Cacophony.  That's pretty.  What's it mean?

Harmony ,'Underneath'


Spike's Bitches 44: It's about the rules having changed.  

[NAFDA] Spike-centric discussion. Lusty, lewd (only occasionally crude), risqué (and frisqué), bawdy (Oh, lawdy!), flirty ('cuz we're purty), raunchy talk inside. Caveat lector.


tommyrot - Sep 03, 2009 8:32:01 am PDT #21756 of 30000
Sir, it's not an offence to let your cat eat your bacon. Okay? And we don't arrest cats, I'm very sorry.

Ok, I have a solution to the owl-flying-away-with-the-rings problem. Since the wedding rings are so expensive, it makes sense to have people with shotguns standing by. Although it might detract somewhat from the ceremony to have the owl brutally gunned down as it tries to escape, and the exchange of the blood-and-feather-spattered rings might not be so much fun either....

edit to kill a comma....


omnis_audis - Sep 03, 2009 8:32:05 am PDT #21757 of 30000
omnis, pursue.
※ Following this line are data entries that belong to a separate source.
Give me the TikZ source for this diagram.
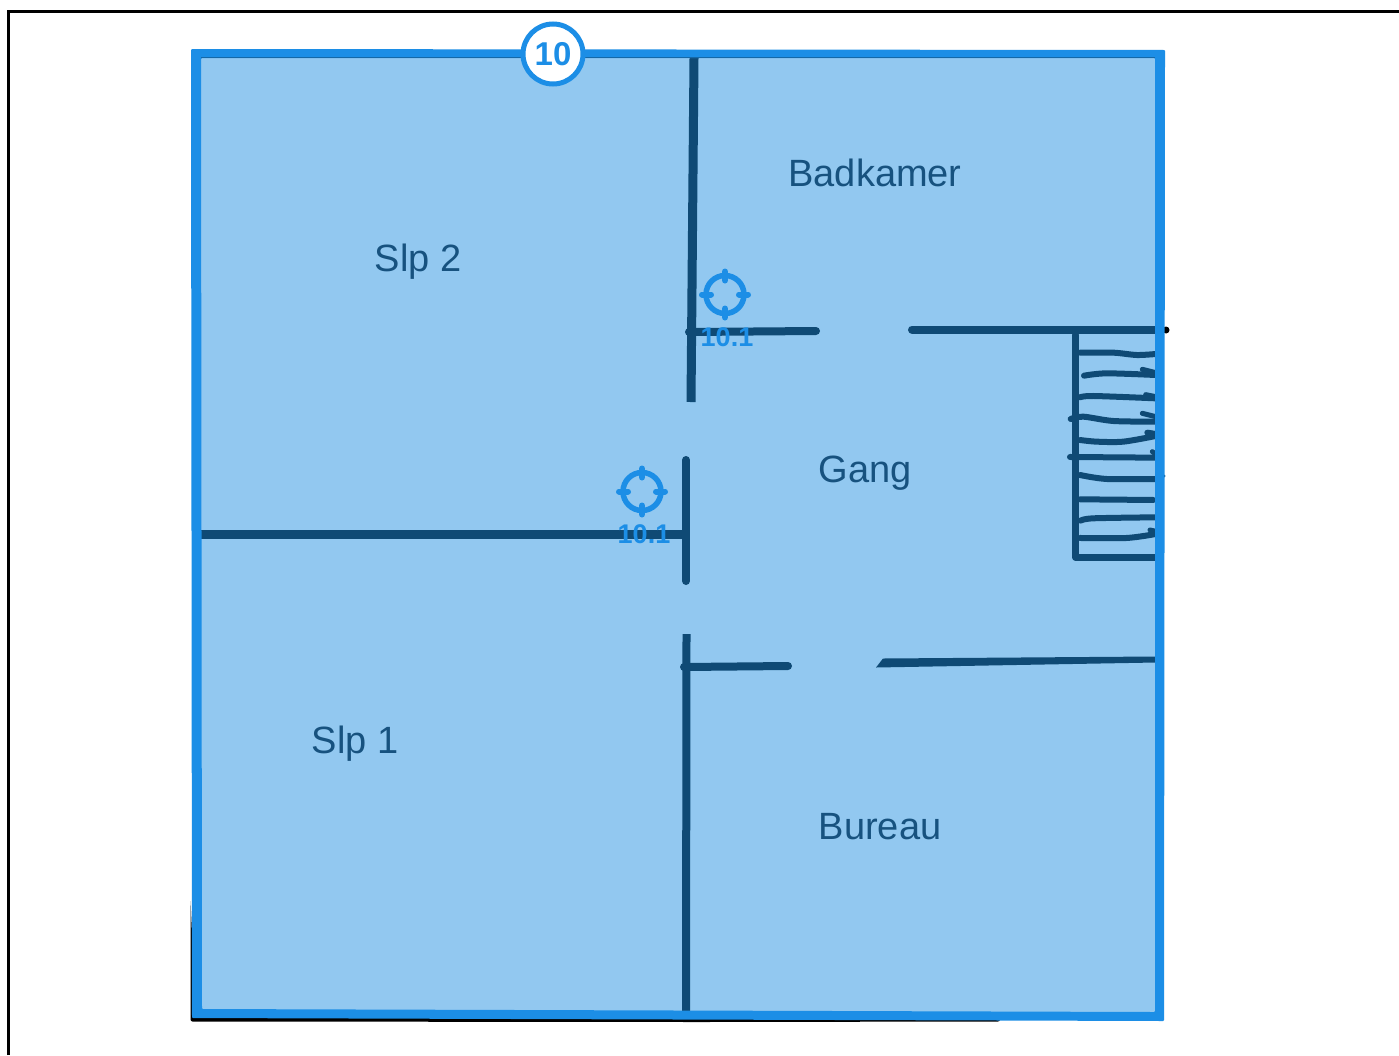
\documentclass[tikz,border=0pt]{standalone}
\usepackage{fontspec}
\setmainfont{Liberation Sans}
\definecolor{roomfill}{HTML}{92C8F0}
\definecolor{edgeblue}{HTML}{1C8EE6}
\definecolor{wallink}{HTML}{0F4A75}
\definecolor{labelink}{HTML}{17527F}
\tikzset{
  wall/.style={draw=wallink,line width=#1,line cap=round,line join=round},
  wall/.default=8pt,
  rung/.style={draw=wallink,line cap=round,line join=round},
  roomlabel/.style={text=labelink,font=\fontsize{38}{40}\selectfont,inner sep=0pt},
  pinlabel/.style={text=edgeblue,font=\bfseries\fontsize{27}{30}\selectfont,inner sep=0pt},
  pinring/.style={draw=edgeblue,line width=5.5pt},
  pintick/.style={draw=edgeblue,line width=6pt,line cap=round}
}
\newcommand{\targetpin}[3]{%
  \begin{scope}[shift={(#1,#2)}]
    \node[pinring,circle,minimum size=38pt,inner sep=0pt] (#3) at (0,0) {};
    \draw[pintick] (-23,0) -- (-14,0);
    \draw[pintick] (23,0) -- (14,0);
    \draw[pintick] (0,-23) -- (0,-14);
    \draw[pintick] (0,23) -- (0,14);
  \end{scope}}
\begin{document}
\begin{tikzpicture}[x=1pt,y=-1pt]
\useasboundingbox (0,0) rectangle (1399,1055);
\fill[white] (0,0) rectangle (1399,1055);
% page frame
\draw[black,line width=3pt] (8.5,1055) -- (8.5,11.5) -- (1399,11.5);
% drop edge
\fill[black,rounded corners=2pt] (190.5,900) -- (190.5,1021.5) -- (700,1022) -- (1000,1021.5) -- (1000,1010) -- (195,1000) -- cycle;
% floor
\fill[roomfill] (195,53) -- (1161,53) -- (1161,1016) -- (195,1014) -- cycle;
% walls
\draw[wall=9pt,line cap=butt] (694,58) -- (691,402);
\draw[wall] (689,332) -- (816,331);
\draw[wall] (912,329.5) -- (1155,329.5);
\fill[black] (1166,330) circle (3.5pt);
\fill[wallink] (1164,476) circle (1.5pt);
\draw[wall] (686,460) -- (686,581);
\draw[wall=9pt,line cap=butt] (201,534) -- (689,534);
\draw[wall,line cap=butt] (686.5,634) -- (686,1011);
\draw[wall] (684,667) -- (788,666);
\fill[wallink] (883,658.5) -- (1156,656.5) -- (1156,662.5) -- (876,667.5) -- cycle;
% stairs
\begin{scope}[shift={(1040,310)},x=0.3333pt,y=-0.3333pt]
  \draw[rung,line width=7pt] (107,75) -- (107,742) -- (347,742);
  \draw[rung,line width=6pt] plot[smooth] coordinates {(120,128) (220,128) (290,135) (347,132)};
  \draw[rung,line width=6pt] plot[smooth] coordinates {(132,197) (200,190) (347,195)};
  \draw[rung,line width=5pt] (307,178) -- (347,188);
  \draw[rung,line width=6pt] plot[smooth] coordinates {(120,262) (160,258) (347,265)};
  \draw[rung,line width=5pt] (317,254) -- (347,260);
  \draw[rung,line width=6pt] plot[smooth] coordinates {(92,327) (130,320) (220,333) (347,335)};
  \draw[rung,line width=5pt] (307,310) -- (347,320);
  \draw[rung,line width=6pt] plot[smooth] coordinates {(120,390) (170,395) (250,395) (347,378)};
  \draw[rung,line width=6pt] (322,368) -- (347,372);
  \draw[rung,line width=6pt] (90,441) -- (347,443);
  \draw[rung,line width=5pt] (337,425) -- (347,432);
  \draw[rung,line width=6pt] plot[smooth] coordinates {(120,495) (200,507) (347,507)};
  \draw[rung,line width=6pt] (120,568) -- (340,570);
  \draw[rung,line width=6pt] plot[smooth] coordinates {(122,632) (160,625) (347,622)};
  \draw[rung,line width=6pt] plot[smooth] coordinates {(120,684) (260,684) (347,672)};
  \draw[rung,line width=5pt] (330,660) -- (347,664);
\end{scope}
% coloured border
\fill[edgeblue,even odd rule,rounded corners=1pt]
  (191,49) -- (1165,50) -- (1164,1021) -- (192,1018) -- cycle
  (201,58) -- (1155,58) -- (1155,1012) -- (202,1009) -- cycle;
\fill[wallink,opacity=.55] (201,57.2) rectangle (1155,58.2);
% room labels
\node[roomlabel] (badkamer) at (875,173) {Badkamer};
\node[roomlabel] (slp2) at (418,262) {Slp 2};
\node[roomlabel] (gang) at (865,473) {Gang};
\node[roomlabel] (slp1) at (355,744) {Slp 1};
\node[roomlabel] (bureau) at (880,827) {Bureau};
% pins
\targetpin{725}{294.5}{pinA}
\targetpin{642}{491.5}{pinB}
\node[pinlabel] (pinAlabel) at (727,337) {10.1};
\node[pinlabel] (pinBlabel) at (644,534) {10.1};
% badge
\node[circle,draw=edgeblue,fill=white,line width=5pt,minimum size=60pt,inner sep=0pt,
  text=edgeblue,font=\bfseries\fontsize{33}{36}\selectfont] (badge) at (553,54) {10};
\end{tikzpicture}
\end{document}
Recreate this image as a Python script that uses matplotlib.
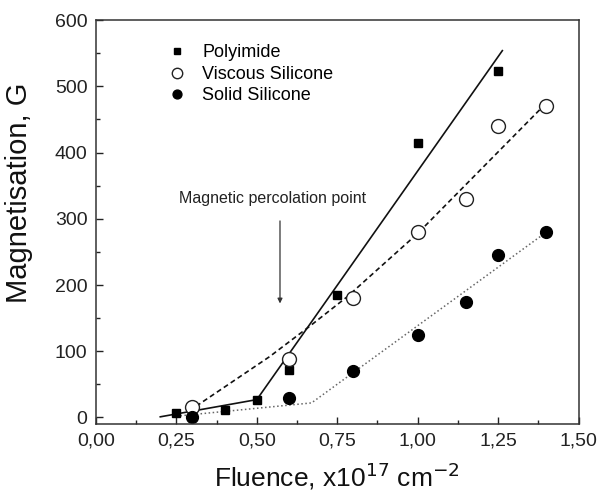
import matplotlib
matplotlib.use("Agg")
import matplotlib.pyplot as plt
from matplotlib.ticker import MultipleLocator, FuncFormatter

plt.rcParams['font.family'] = ['Liberation Sans', 'DejaVu Sans']

# Datos
poly_x = [0.25, 0.40, 0.50, 0.60, 0.75, 1.00, 1.25]
poly_y = [7, 12, 26, 71, 185, 415, 523]

visc_x = [0.30, 0.60, 0.80, 1.00, 1.15, 1.25, 1.40]
visc_y = [16, 89, 180, 280, 330, 440, 470]

solid_x = [0.30, 0.60, 0.80, 1.00, 1.15, 1.25, 1.40]
solid_y = [0, 29, 70, 125, 175, 245, 280]

# Rectas de ajuste (puntos leidos)
poly_fit_x = [0.20, 0.50, 1.263]
poly_fit_y = [1, 27, 554]
visc_fit_x = [0.29, 0.54, 0.665, 0.78, 1.00, 1.40]
visc_fit_y = [10, 92, 138, 182, 278, 475]
solid_fit_x = [0.25, 0.67, 1.40]
solid_fit_y = [2, 22, 280]

fig = plt.figure(figsize=(6.11, 4.92), dpi=100)
ax = fig.add_axes([0.157, 0.138, 0.79, 0.821])

ax.plot(poly_fit_x, poly_fit_y, '-', color='#111111', lw=1.2)
ax.plot(visc_fit_x, visc_fit_y, '--', color='#111111', lw=1.2, dashes=(3, 2))
ax.plot(solid_fit_x, solid_fit_y, ':', color='#666666', lw=1.1)

ax.plot(poly_x, poly_y, 's', color='black', ms=5.5, ls='none', label='Polyimide')
ax.plot(visc_x, visc_y, 'o', mfc='white', mec='#222222', mew=1.0, ms=10, ls='none',
        label='Viscous Silicone')
ax.plot(solid_x, solid_y, 'o', color='black', ms=8.5, ls='none', label='Solid Silicone')

ax.annotate('', xy=(0.572, 168), xytext=(0.572, 301),
            arrowprops=dict(arrowstyle='-|>', color='#333333', lw=0.9,
                            mutation_scale=7))
ax.text(0.548, 331, 'Magnetic percolation point', ha='center', va='center',
        fontsize=11.5, color='#222222')

ax.set_xlim(0, 1.5)
ax.set_ylim(-10, 600)
ax.xaxis.set_major_locator(MultipleLocator(0.25))
ax.xaxis.set_minor_locator(MultipleLocator(0.125))
ax.yaxis.set_major_locator(MultipleLocator(100))
ax.yaxis.set_minor_locator(MultipleLocator(50))
ax.xaxis.set_major_formatter(FuncFormatter(lambda v, p: f"{v:.2f}".replace('.', ',')))

ax.tick_params(which='both', direction='in', top=False, right=False, colors='#222222')
ax.tick_params(which='major', length=5, width=1, labelsize=14, pad=6)
ax.tick_params(which='minor', length=3, width=1)
for s in ax.spines.values():
    s.set_linewidth(1.1)
    s.set_color('#333333')

ax.set_xlabel(r'Fluence, x10$^{17}$ cm$^{-2}$', fontsize=19, color='#111111', labelpad=8)
ax.set_ylabel('Magnetisation, G', fontsize=21, color='#111111')
ax.yaxis.set_label_coords(-0.13, 0.572)

leg = ax.legend(loc='upper left', bbox_to_anchor=(0.149, 0.94), frameon=False,
                fontsize=13, handlelength=1.0, handletextpad=0.9,
                labelspacing=0.25, markerscale=0.75, borderaxespad=0, borderpad=0)

fig.savefig('out.png', dpi=100)
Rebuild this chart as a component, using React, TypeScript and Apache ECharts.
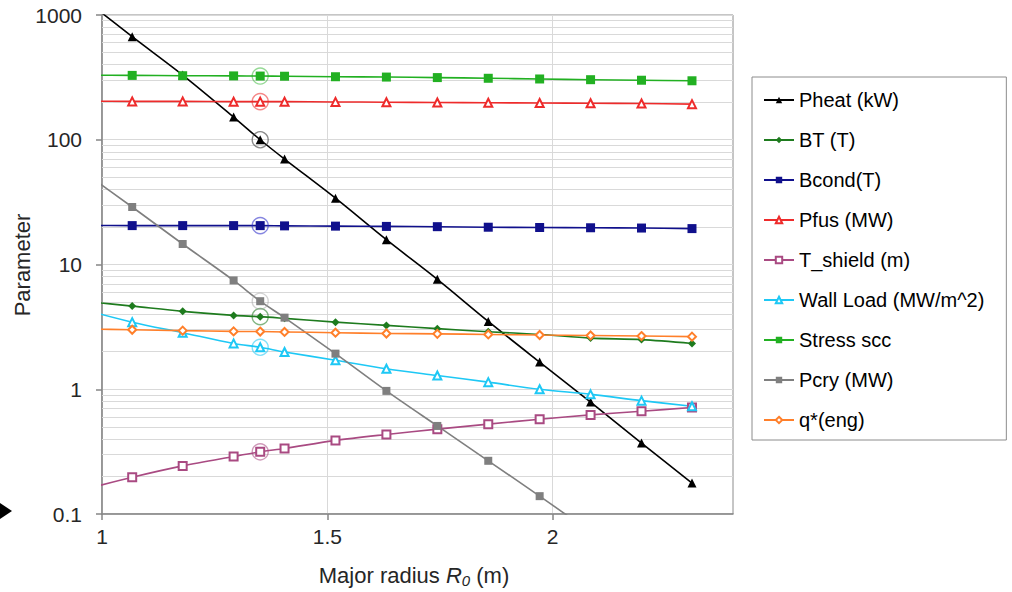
import React, { useEffect, useRef } from "react";
import * as echarts from "echarts";

const xValues = [0.954, 1.067, 1.179, 1.292, 1.351, 1.405, 1.518, 1.631, 1.744, 1.857, 1.971, 2.084, 2.197, 2.309];
const pheat = [1400, 670, 330, 152, 100, 70, 34, 15.8, 7.6, 3.5, 1.65, 0.79, 0.37, 0.177];
const bt = [5.1, 4.64, 4.21, 3.91, 3.82, 3.7, 3.45, 3.25, 3.06, 2.89, 2.75, 2.57, 2.5, 2.33];
const bcond = [20.6, 20.5, 20.5, 20.5, 20.5, 20.4, 20.3, 20.2, 20.1, 19.9, 19.8, 19.7, 19.6, 19.4];
const pfus = [204, 203, 203, 202, 202, 202, 201, 200, 199, 198, 197, 196, 195, 193];
const tShield = [0.155, 0.197, 0.243, 0.289, 0.315, 0.335, 0.389, 0.434, 0.479, 0.525, 0.575, 0.623, 0.667, 0.714];
const wallLoad = [4.4, 3.45, 2.84, 2.33, 2.17, 1.99, 1.71, 1.46, 1.29, 1.14, 1.0, 0.91, 0.81, 0.73];
const stress = [330, 328, 326, 325, 324, 323, 320, 318, 315, 311, 307, 303, 300, 297];
const pcry = [57, 28.9, 14.6, 7.45, 5.08, 3.75, 1.93, 0.97, 0.508, 0.267, 0.139, 0.072];
const qEng = [3.05, 3.0, 2.95, 2.91, 2.9, 2.88, 2.84, 2.8, 2.78, 2.75, 2.72, 2.7, 2.67, 2.64];

const designIndex = 4;
const xLabelValues = [1, 1.5, 2];
const decades = [0.1, 1, 10, 100];
const minorMultipliers = [2, 3, 4, 5, 6, 7, 8, 9];

const FONT = "'Liberation Sans', Arial, sans-serif";

type SeriesDef = {
  name: string;
  values: number[];
  color: string;
  symbol: string;
  size: number;
  circle?: string;
};

const seriesDefs: SeriesDef[] = [
  { name: "Pheat (kW)", values: pheat, color: "#000000", symbol: "triangle", size: 9, circle: "rgba(60,60,60,0.75)" },
  { name: "BT (T)", values: bt, color: "#1e7b1e", symbol: "diamond", size: 8, circle: "rgba(30,123,30,0.7)" },
  { name: "Bcond(T)", values: bcond, color: "#10108c", symbol: "rect", size: 9, circle: "rgba(40,40,200,0.7)" },
  { name: "Pfus (MW)", values: pfus, color: "#ee2b2b", symbol: "emptyTriangle", size: 8, circle: "rgba(238,43,43,0.7)" },
  { name: "T_shield (m)", values: tShield, color: "#a94a82", symbol: "emptyRect", size: 8, circle: "rgba(169,74,130,0.7)" },
  { name: "Wall Load (MW/m^2)", values: wallLoad, color: "#1ec8f5", symbol: "emptyTriangle", size: 8, circle: "rgba(30,200,245,0.7)" },
  { name: "Stress scc", values: stress, color: "#22b022", symbol: "rect", size: 9, circle: "rgba(34,176,34,0.6)" },
  { name: "Pcry (MW)", values: pcry, color: "#7f7f7f", symbol: "rect", size: 8, circle: "rgba(160,160,160,0.6)" },
  { name: "q*(eng)", values: qEng, color: "#ff7f2a", symbol: "emptyDiamond", size: 8 },
];

function buildOption(): any {
  const minorLines = decades.flatMap((d) => minorMultipliers.map((m) => ({ yAxis: +(m * d).toPrecision(3) })));

  const lineSeries = seriesDefs.map((s) => ({
    type: "line",
    name: s.name,
    data: s.values.map((v, i) => [xValues[i], v]),
    symbol: s.symbol,
    symbolSize: s.size,
    showAllSymbol: true,
    smooth: 0.3,
    clip: true,
    z: 3,
    lineStyle: { color: s.color, width: 1.6 },
    itemStyle: {
      color: s.color,
      borderColor: s.color,
      borderWidth: s.symbol.startsWith("empty") ? 1.2 : 0,
    },
    emphasis: { disabled: true },
  }));

  const circleSeries = seriesDefs
    .filter((s) => s.circle)
    .map((s) => ({
      type: "scatter",
      name: s.name + " design",
      data: [[xValues[designIndex], s.values[designIndex]]],
      symbol: "circle",
      symbolSize: 16,
      silent: true,
      z: 4,
      itemStyle: { color: "rgba(0,0,0,0)", borderColor: s.circle, borderWidth: 1.4 },
    }));

  const gridSeries = {
    type: "line",
    name: "minor-grid",
    data: [[1, 1]],
    symbol: "none",
    silent: true,
    z: 1,
    lineStyle: { width: 0, opacity: 0 },
    markLine: {
      silent: true,
      z: 1,
      symbol: ["none", "none"],
      label: { show: false },
      emphasis: { disabled: true },
      lineStyle: { color: "#d9d9d9", width: 1, type: "solid" },
      data: minorLines,
    },
  };

  return {
    animation: false,
    backgroundColor: "#ffffff",
    textStyle: { fontFamily: FONT },
    grid: {
      left: 102,
      top: 15,
      width: 631,
      height: 499,
      show: true,
      borderColor: "#8c8c8c",
      borderWidth: 1,
      backgroundColor: "transparent",
      containLabel: false,
    },
    legend: {
      data: seriesDefs.map((s) => s.name),
      orient: "vertical",
      left: 752,
      top: 77,
      padding: [13, 22, 10, 11],
      itemWidth: 30,
      itemHeight: 8,
      itemGap: 20,
      selectedMode: false,
      borderColor: "#8c8c8c",
      borderWidth: 1,
      textStyle: { fontSize: 20, color: "#000", fontFamily: FONT },
    },
    xAxis: {
      type: "value",
      min: 1,
      max: 2.4,
      interval: 0.1,
      axisLine: { show: true, lineStyle: { color: "#868686", width: 1.5 } },
      axisTick: { show: true, customValues: xLabelValues, length: 6, lineStyle: { color: "#868686", width: 1.5 } },
      axisLabel: {
        customValues: xLabelValues,
        formatter: (v: number) => String(v),
        fontSize: 21,
        color: "#262626",
        margin: 12,
        fontFamily: FONT,
      },
      splitLine: { show: true, lineStyle: { color: "#d9d9d9", width: 1 } },
    },
    yAxis: {
      type: "log",
      logBase: 10,
      min: 0.1,
      max: 1000,
      axisLine: { show: true, lineStyle: { color: "#868686", width: 1.5 } },
      axisTick: { show: true, length: 6, lineStyle: { color: "#868686", width: 1.5 } },
      axisLabel: {
        formatter: (v: number) => (v < 1 ? "0.1" : String(Math.round(v))),
        fontSize: 21,
        color: "#262626",
        margin: 20,
        fontFamily: FONT,
      },
      splitLine: { show: true, lineStyle: { color: "#d9d9d9", width: 1 } },
    },
    graphic: [
      {
        type: "text",
        x: 22,
        y: 265,
        rotation: Math.PI / 2,
        style: {
          text: "Parameter",
          fontSize: 22,
          fontFamily: FONT,
          fill: "#262626",
          textAlign: "center",
          textVerticalAlign: "middle",
        },
      },
      {
        type: "text",
        x: 414,
        y: 575,
        style: {
          text: "{a|Major radius }{i|R}{s|0}{a| (m)}",
          textAlign: "center",
          textVerticalAlign: "middle",
          rich: {
            a: { fontSize: 22, fontFamily: FONT, fill: "#262626", lineHeight: 26, verticalAlign: "middle" },
            i: { fontSize: 22, fontFamily: FONT, fill: "#262626", fontStyle: "italic", lineHeight: 26, verticalAlign: "middle" },
            s: { fontSize: 15, fontFamily: FONT, fill: "#262626", fontStyle: "italic", lineHeight: 15, verticalAlign: "bottom" },
          },
        },
      },
      {
        type: "polygon",
        shape: { points: [[0, 503], [12, 511], [0, 519]] },
        style: { fill: "#000" },
      },
    ],
    series: [gridSeries, ...lineSeries, ...circleSeries],
  };
}

export default function App() {
  const ref = useRef<HTMLDivElement>(null);
  useEffect(() => {
    if (!ref.current) return;
    const chart = echarts.init(ref.current, null, { renderer: "svg" });
    chart.setOption(buildOption());
    return () => chart.dispose();
  }, []);
  return (
    <div
      ref={ref}
      style={{ position: "fixed", left: 0, top: 0, width: 1012, height: 592, background: "#fff" }}
    />
  );
}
That's an order from a shy woman who can use M-16. - Shir

Was that wedding from the new Harry Potter series or something? Careful, those rings have a Screamer from the -inlaws.


Toddson - Sep 03, 2009 8:33:16 am PDT #21758 of 30000
Friends don't let friends read "Atlas Shrugged"

So ... a new meaning for the phrase "shotgun wedding"?


Barb - Sep 03, 2009 8:33:18 am PDT #21759 of 30000
“Not dead yet!”

The bride is a best-selling romance author. She is currently working on her tenth novel.

This is what I'm dying to know.


Jessica - Sep 03, 2009 8:33:30 am PDT #21760 of 30000
And then Ortus came and said "It's Ortin' time" and they all Orted off into the sunset

flower-filled dungeon

I assume this just means that flowers figured heavily into the decor for the event, but is anyone else picturing the dungeon full of flowers like a big wedding ball pool?


Toddson - Sep 03, 2009 8:34:06 am PDT #21761 of 30000
Friends don't let friends read "Atlas Shrugged"

Should I reveal the names of bride and groom? it's not like it's a secret ....


Jessica - Sep 03, 2009 8:34:28 am PDT #21762 of 30000
And then Ortus came and said "It's Ortin' time" and they all Orted off into the sunset

Barb - [link]


Zenkitty - Sep 03, 2009 8:35:43 am PDT #21763 of 30000
Every now and then, I think I might actually be a little odd.

I want a wife.

I hate to cook, I hate to clean, and I'm not any good at doing either one, anyway. I hate running errands and doing chores, and I work 12-14 hours most days; I'm too tired to do anything I don't absolutely have to do. I could support another person, if I saved the money I'm currently paying for cleaning service and take-out, and stopped buying shoes I don't need, I could afford food-n-stuff for another person. And I have a car that's paid off, too, in case they need a car. And a second bedroom, in case we don't want to sleep together. As long as they like cats and sci-fi, we'd be fine.

If my wife were a hot guy, that would be okay, too.


brenda m - Sep 03, 2009 8:36:04 am PDT #21764 of 30000
If you're going through hell/keep on going/don't slow down/keep your fear from showing/you might be gone/'fore the devil even knows you're there

What would have happened if the owl flew away with the rings? A sign from God/Mother Nature not to get married?

Didn't we just establish yesterday that owls are untrustworthy?


Zenkitty - Sep 03, 2009 8:37:48 am PDT #21765 of 30000
Every now and then, I think I might actually be a little odd.

Actually, I would love a wedding like that. Even the owl, if s/he were trustworthy.